* [Request]: The line containing "const yTicks = [0, 50, 100, 150, 200, 250, 300];" marks the end: extract everything from the first line of the data through that line, exactly, with no pictures.

* [Input material]:
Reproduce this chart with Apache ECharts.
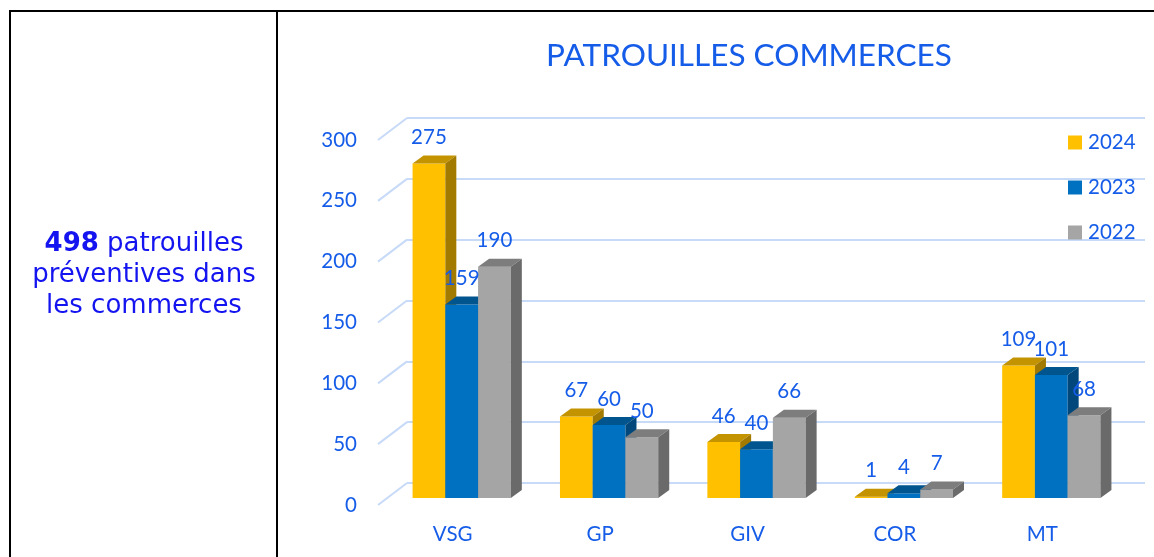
<!DOCTYPE html>
<html>
<head>
<meta charset="utf-8">
<script src="https://cdn.jsdelivr.net/npm/echarts@6/dist/echarts.min.js"></script>
<style>
html,body{margin:0;padding:0;background:#fff;}
#c{width:1154px;height:557px;}
</style>
</head>
<body>
<div id="c"></div>
<script>
const categories = ['VSG', 'GP', 'GIV', 'COR', 'MT'];
const years = ['2024', '2023', '2022'];
const s2024 = [275, 67, 46, 1, 109];
const s2023 = [159, 60, 40, 4, 101];
const s2022 = [190, 50, 66, 7, 68];
const yTicks = [0, 50, 100, 150, 200, 250, 300];

const BLUE = '#155ce8';
const FONT = 'Lato';
const faces = [
  {front: '#FFC000', top: '#C49300', side: '#A37A00'},
  {front: '#0070C0', top: '#00558F', side: '#00487C'},
  {front: '#A5A5A5', top: '#7D7D7D', side: '#6A6A6A'}
];
const DX = 11, DY = -8;

function render3D(idx) {
  const f = faces[idx];
  return function (params, api) {
    const ci = api.value(0), v = api.value(1);
    const c = api.coord([ci, v]);
    const b = api.coord([ci, 0]);
    const band = api.size([1, 0])[0];
    const bw = band * 0.2222;
    const x0 = c[0] + (idx - 1.5) * bw;
    const x1 = x0 + bw;
    const yt = c[1], yb = b[1];
    return {
      type: 'group',
      children: [
        {type: 'rect', shape: {x: x0, y: yt, width: bw, height: Math.max(yb - yt, 0.5)}, style: {fill: f.front}},
        {type: 'polygon', shape: {points: [[x0, yt], [x0 + DX, yt + DY], [x1 + DX, yt + DY], [x1, yt]]}, style: {fill: f.top}},
        {type: 'polygon', shape: {points: [[x1, yt], [x1 + DX, yt + DY], [x1 + DX, yb + DY], [x1, yb]]}, style: {fill: f.side}},
        {type: 'text', z2: 100, style: {text: String(v), x: (x0 + x1) / 2, y: yt - 26, textAlign: 'center', textVerticalAlign: 'middle', fill: BLUE, font: '20.5px ' + FONT}}
      ]
    };
  };
}

const seriesData = [s2024, s2023, s2022];
const barSeries = years.map((y, k) => ({
  name: y,
  type: 'custom',
  xAxisIndex: 0,
  yAxisIndex: 0,
  itemStyle: {color: faces[k].front},
  encode: {x: 0, y: 1},
  data: categories.map((c, i) => [i, seriesData[k][i]]),
  renderItem: render3D(k),
  z: 2
}));

const diagSeries = {
  type: 'custom',
  xAxisIndex: 1,
  yAxisIndex: 1,
  silent: true,
  z: 1,
  encode: {x: 0, y: 1},
  data: yTicks.map(t => [0, t]),
  renderItem: function (params, api) {
    const p = api.coord([0, api.value(1)]);
    return {type: 'line', shape: {x1: p[0], y1: p[1], x2: p[0] - 29, y2: p[1] + 22}, style: {stroke: '#C7DAF7', lineWidth: 2}};
  }
};

const chart = echarts.init(document.getElementById('c'));
chart.setOption({
  backgroundColor: '#fff',
  animation: false,
  grid: [
    {left: 388, right: 29, top: 133, bottom: 59},
    {left: 407, right: 9, top: 118, bottom: 74},
    {left: 379, right: 9, top: 140, bottom: 52}
  ],
  xAxis: [
    {gridIndex: 0, type: 'category', data: categories, axisLine: {show: false}, axisTick: {show: false},
     axisLabel: {margin: 26, padding: [0, 18, 0, 0], color: BLUE, fontFamily: FONT, fontSize: 20.5}},
    {gridIndex: 1, type: 'value', min: 0, max: 1, show: false},
    {gridIndex: 2, type: 'value', min: 0, max: 1, show: false}
  ],
  yAxis: [
    {gridIndex: 0, type: 'value', min: 0, max: 300, interval: 50, show: false},
    {gridIndex: 1, type: 'value', min: 0, max: 300, interval: 50, axisLine: {show: false}, axisTick: {show: false},
     axisLabel: {show: false}, splitLine: {lineStyle: {color: '#C7DAF7', width: 2}}},
    {gridIndex: 2, type: 'value', min: 0, max: 300, interval: 50, axisLine: {show: false}, axisTick: {show: false},
     splitLine: {show: false}, axisLabel: {margin: 22, color: BLUE, fontFamily: FONT, fontSize: 20.5}}
  ],
  legend: {
    data: years,
    orient: 'vertical',
    left: 1068,
    top: 132,
    padding: 0,
    itemWidth: 14,
    itemHeight: 14,
    itemGap: 24,
    icon: 'rect',
    textStyle: {color: BLUE, fontFamily: FONT, fontSize: 20.5, padding: [0, 0, 0, 1]}
  },
  graphic: [
    {type: 'line', shape: {x1: 9, y1: 11, x2: 1154, y2: 11}, style: {stroke: '#000', lineWidth: 2}},
    {type: 'line', shape: {x1: 10, y1: 10, x2: 10, y2: 560}, style: {stroke: '#000', lineWidth: 2}},
    {type: 'line', shape: {x1: 277, y1: 10, x2: 277, y2: 560}, style: {stroke: '#000', lineWidth: 2}},
    {type: 'text', x: 749, y: 56, style: {text: 'PATROUILLES COMMERCES', textAlign: 'center', textVerticalAlign: 'middle', fill: BLUE, font: '31.5px ' + FONT}},
    {type: 'text', x: 144, y: 275, style: {
      text: '{b|498} patrouilles\npréventives dans\nles commerces',
      textAlign: 'center', textVerticalAlign: 'middle',
      fill: '#1414F0', font: '26px "DejaVu Sans"', lineHeight: 31,
      rich: {b: {fontWeight: 'bold', fontFamily: 'DejaVu Sans', fontSize: 26, fill: '#1414F0', lineHeight: 31}}
    }}
  ],
  series: [diagSeries].concat(barSeries)
});
</script>
</body>
</html>
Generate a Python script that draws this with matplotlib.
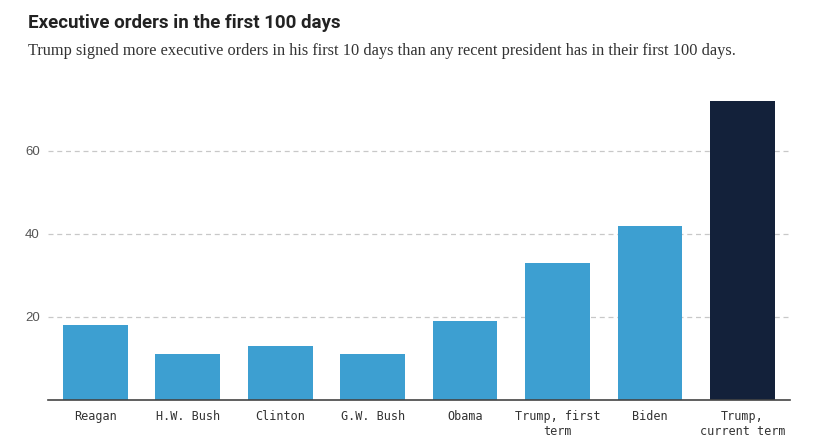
import matplotlib
matplotlib.use("Agg")
from matplotlib import pyplot as plt

presidents = ["Reagan", "H.W. Bush", "Clinton", "G.W. Bush", "Obama",
              "Trump, first\nterm", "Biden", "Trump,\ncurrent term"]
orders = [18, 11, 13, 11, 19, 33, 42, 72]
y_ticks = [20, 40, 60]

BLUE = "#3d9fd1"
NAVY = "#13213a"


def main():
    fig = plt.figure(figsize=(8.27, 4.40), dpi=100)
    ax = fig.add_axes([0.058, 0.091, 0.897, 0.679])

    colors = [BLUE] * (len(orders) - 1) + [NAVY]
    x = range(len(orders))
    ax.bar(x, orders, width=0.70, color=colors, zorder=3)

    ax.set_xlim(-0.51, len(orders) - 0.49)
    ax.set_ylim(0, 72)
    ax.set_yticks(y_ticks)
    ax.set_yticklabels([str(t) for t in y_ticks], fontsize=9.5, color="#555555",
                       family="Liberation Sans")
    ax.set_xticks(list(x))
    ax.set_xticklabels(presidents, fontsize=8.5, color="#333333",
                       family="DejaVu Sans Mono", linespacing=1.2)
    ax.tick_params(axis="both", length=0)
    ax.tick_params(axis="x", pad=7)
    ax.tick_params(axis="y", pad=6)

    ax.grid(axis="y", color="#c8c8c8", linestyle=(0, (4, 3)), linewidth=0.9, zorder=0)
    for side in ["top", "right", "left"]:
        ax.spines[side].set_visible(False)
    ax.spines["bottom"].set_color("#444444")
    ax.spines["bottom"].set_linewidth(1.2)
    ax.spines["bottom"].set_zorder(4)

    fig.text(0.034, 0.948, "Executive orders in the first 100 days", fontsize=13.5,
             fontweight="bold", color="#222222", family="Roboto", va="center")
    fig.text(0.034, 0.885,
             "Trump signed more executive orders in his first 10 days than any recent "
             "president has in their first 100 days.",
             fontsize=11.8, color="#333333", family="Liberation Serif", va="center")

    fig.savefig("out.png", dpi=100)


if __name__ == "__main__":
    main()
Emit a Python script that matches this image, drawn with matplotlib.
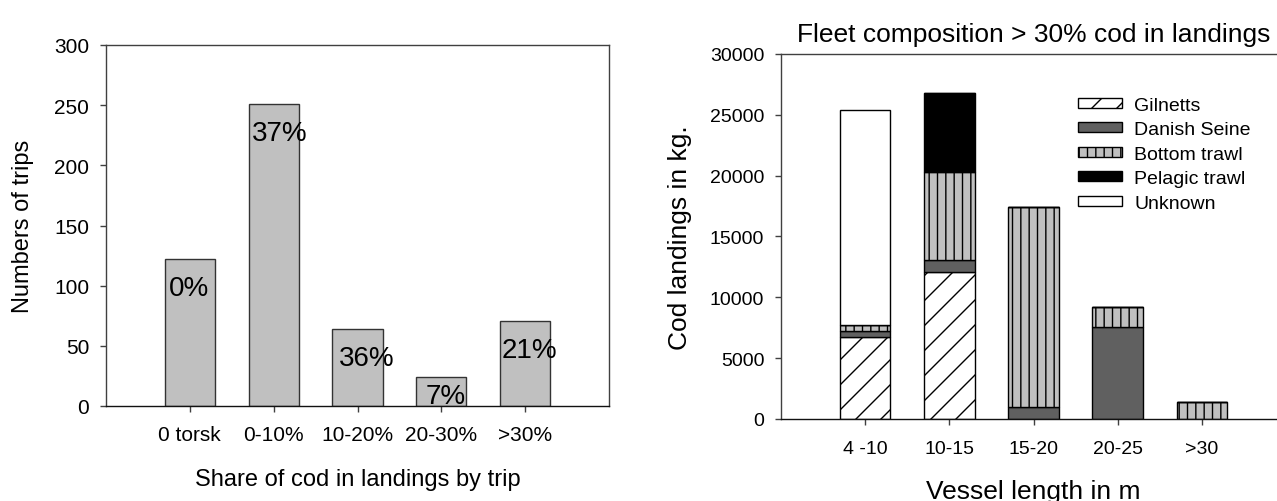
import matplotlib
matplotlib.use("Agg")
import matplotlib.pyplot as plt
import matplotlib.path as mpath
import numpy as np

plt.rcParams['font.family'] = ['Liberation Sans', 'DejaVu Sans']
plt.rcParams['hatch.linewidth'] = 1.0

# slightly coarser hatch density than matplotlib's default, to match the reference
_orig_hatch = mpath.Path.hatch
def _hatch(hatchpattern, density=6):
    return _orig_hatch(hatchpattern, 4.5)
mpath.Path.hatch = staticmethod(_hatch)

# ---- Left chart data ----
share_cats = ["0 torsk", "0-10%", "10-20%", "20-30%", ">30%"]
trips = [122, 251, 64, 24, 71]
pct_labels = ["0%", "37%", "36%", "7%", "21%"]

# ---- Right chart data ----
length_cats = ["4 -10", "10-15", "15-20", "20-25", ">30"]
gilnetts = [6700, 12100, 0, 0, 0]
danish_seine = [500, 1000, 1000, 7600, 0]
bottom_trawl = [500, 7200, 16400, 1600, 1400]
pelagic_trawl = [0, 6500, 0, 0, 0]
unknown = [17700, 0, 0, 0, 0]

W, H = 1277, 502
fig = plt.figure(figsize=(W / 100, H / 100), dpi=100)

spine_col = '#404040'

# ---------------- Left axes ----------------
axL = fig.add_axes([106 / W, 1 - 407 / H, 503 / W, 361 / H])
xL = np.arange(len(share_cats))
axL.bar(xL, trips, width=0.6, color='#c0c0c0', edgecolor='#333333', linewidth=1.0)
axL.set_xlim(-1, 5)
axL.set_ylim(0, 300)
axL.set_yticks(np.arange(0, 301, 50))
axL.set_xticks(xL)
axL.set_xticklabels(share_cats)
axL.tick_params(axis='both', direction='out', length=4, width=1, color=spine_col,
                labelsize=15, pad=8)
axL.tick_params(axis='x', pad=9.5)
for s in axL.spines.values():
    s.set_color(spine_col)
    s.set_linewidth(1.0)
axL.spines['bottom'].set_color('#111111')

label_dx = [-1, 6, 9, 4, 4]
for i, (v, lab) in enumerate(zip(trips, pct_labels)):
    y = max(v - 22, 11)
    axL.annotate(lab, (xL[i], y), xytext=(label_dx[i] * 0.72, -2), textcoords='offset points',
                 ha='center', va='center', fontsize=20)

axL.set_xlabel("Share of cod in landings by trip", fontsize=17)
axL.set_ylabel("Numbers of trips", fontsize=17)
axL.xaxis.set_label_coords(0.5, -0.172)
axL.yaxis.set_label_coords(-0.143, 0.5)

# ---------------- Right axes ----------------
axR = fig.add_axes([781 / W, 1 - 420 / H, 505 / W, 365 / H])
xR = np.arange(len(length_cats))
series = [
    ("Gilnetts", gilnetts, dict(color='white', hatch='//')),
    ("Danish Seine", danish_seine, dict(color='#606060')),
    ("Bottom trawl", bottom_trawl, dict(color='#c0c0c0', hatch='|||')),
    ("Pelagic trawl", pelagic_trawl, dict(color='black')),
    ("Unknown", unknown, dict(color='white')),
]
bottom = np.zeros(len(length_cats))
for name, vals, st in series:
    vals = np.array(vals, dtype=float)
    axR.bar(xR, vals, width=0.6, bottom=bottom, edgecolor='black', linewidth=1.0,
            label=name, **st)
    bottom += vals

axR.set_xlim(-1, 5)
axR.set_ylim(0, 30000)
axR.set_yticks(np.arange(0, 30001, 5000))
axR.set_xticks(xR)
axR.set_xticklabels(length_cats)
axR.tick_params(axis='both', direction='out', length=4, width=1, color=spine_col,
                labelsize=14, pad=8)
axR.tick_params(axis='x', pad=11)
for s in axR.spines.values():
    s.set_color(spine_col)
    s.set_linewidth(1.0)
axR.spines['bottom'].set_color('#111111')

axR.set_title("Fleet composition > 30% cod in landings", fontsize=19, pad=9)
axR.set_xlabel("Vessel length in m", fontsize=19)
axR.set_ylabel("Cod landings in kg.", fontsize=19)
axR.xaxis.set_label_coords(0.5, -0.165)
axR.yaxis.set_label_coords(-0.176, 0.5)

leg = axR.legend(loc='upper left', bbox_to_anchor=(1078 / W, 1 - 98 / H),
                 bbox_transform=fig.transFigure, frameon=False, fontsize=14,
                 handlelength=2.27, handleheight=0.42, handletextpad=0.62,
                 labelspacing=0.38, borderpad=0, borderaxespad=0)

fig.savefig("out.png", dpi=100)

* [Response to this exercise]:
Reproduce this chart with Apache ECharts.
<!DOCTYPE html>
<html>
<head>
<meta charset="utf-8">
<script src="https://cdn.jsdelivr.net/npm/echarts@6/dist/echarts.min.js"></script>
<style>
html,body{margin:0;padding:0;background:#fff;}
#c{width:1154px;height:557px;}
</style>
</head>
<body>
<div id="c"></div>
<script>
const categories = ['VSG', 'GP', 'GIV', 'COR', 'MT'];
const years = ['2024', '2023', '2022'];
const s2024 = [275, 67, 46, 1, 109];
const s2023 = [159, 60, 40, 4, 101];
const s2022 = [190, 50, 66, 7, 68];
const yTicks = [0, 50, 100, 150, 200, 250, 300];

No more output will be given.